Home made recorddings


Generally speaking, are home made audio cassette recordings superior to home made cd recordings or vice versa?
128x128mitch4t
Actually I don't make recordings of any type. I own a reel-to reel machine but I don't use it. I saw a post here from a guy asking about which audio cassette machine was the best..I didn't even know people still used those things, and if they did, why bother if cd recording is superior. I thought I might have missed something. No sauce during the week.
I would certainly consider analog tape for recording an analog (vinyl) source!
I don't have a cd recorder (yet). But I can offer this comparisan.
I have a theta data II with a pro prime IIa. (outdated but take this for what it is). I can easily make a recording on a cassette from a vinyl source that sounds better than the cd of the same record.
So while I think problably I would be able to uprade my redbook rig to where this was not true, I could then uprade my vinyl rig. I am not sure where I would hit the wall where the cassette could not extract enough to not be better than the cd. I don't know why a cd recording would sound better than than a commercailly pressed cd, unless it was made from a vinyl source and I eliminated errors from the cd mastering process. (there is always loss when recording, evan as my cassettes lose quite a bit, but still not enough to outweigh in my opinion what the cd doesn't have in the first place, although I am aware that the cd has still some advantages over the cassette).

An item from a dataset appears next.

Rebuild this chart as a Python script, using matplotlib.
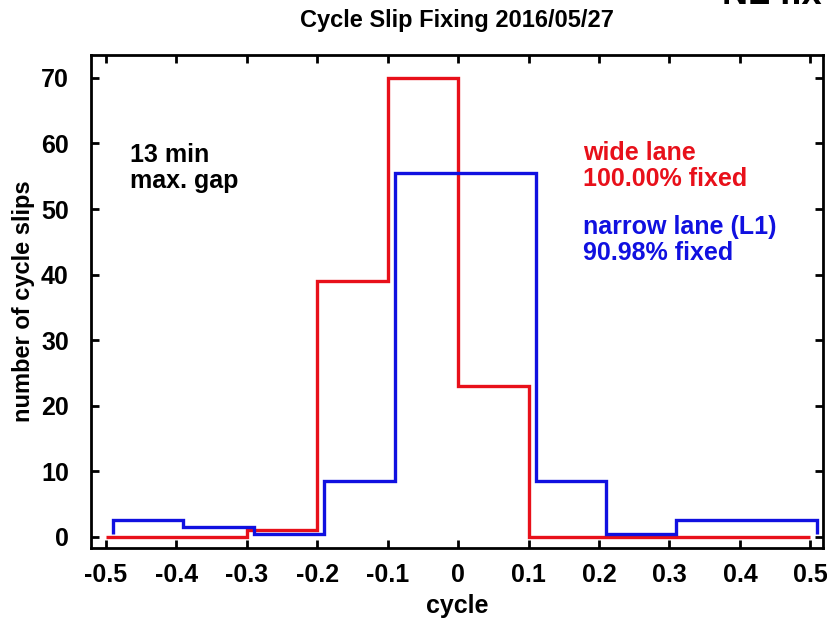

As the cd format is changing this is becoming not true. What is fast becoming not the case is the cassette at all. While I can easily make a cassette the plays better in the car with a cassette player than a cd player in the car, quality car cassette players are really hard to find. With cd recorders becoming more available and computers having this capacity as well, cassette decks are disappearing from poeples systems, which is making recording cassettes fer other's shared enjoyment pointless, as they can't evan play them, regardless of the quality. The best cassettes for recording are no longer manufactured, further making it less worthwhile, so the whole 'hobby' and art of cassette recording has changed, and will soon disappear. The same with magnetic tape all around eventually.
Reel to reels in studio's, while still in use and state of the art still has a use because of its superior sound quality, but because of the digital format becoming better, and the digital formats flexability, tape is becoming less popular and available as a format.
The whole knowledge base and skill of using magnetic tape is sadly, disappearing. While I can still make a cassette that is vastly superior than what I can make on my computer or what anyone else has ever presented me, be it from a studio demo, a home cd recorder, or from the record store, it doesn't really have much use with nothing to play them on.I have been very long winded, but to be specific, My local mass market stereo stores where you go to buy a stereo system for your car no longer has upper-end cassette players, tdk no longer makes max formulation tapes, ma formulation tapes and below are more expensive, studios around here no longer make tapes for distribution. How is there to be a comparism?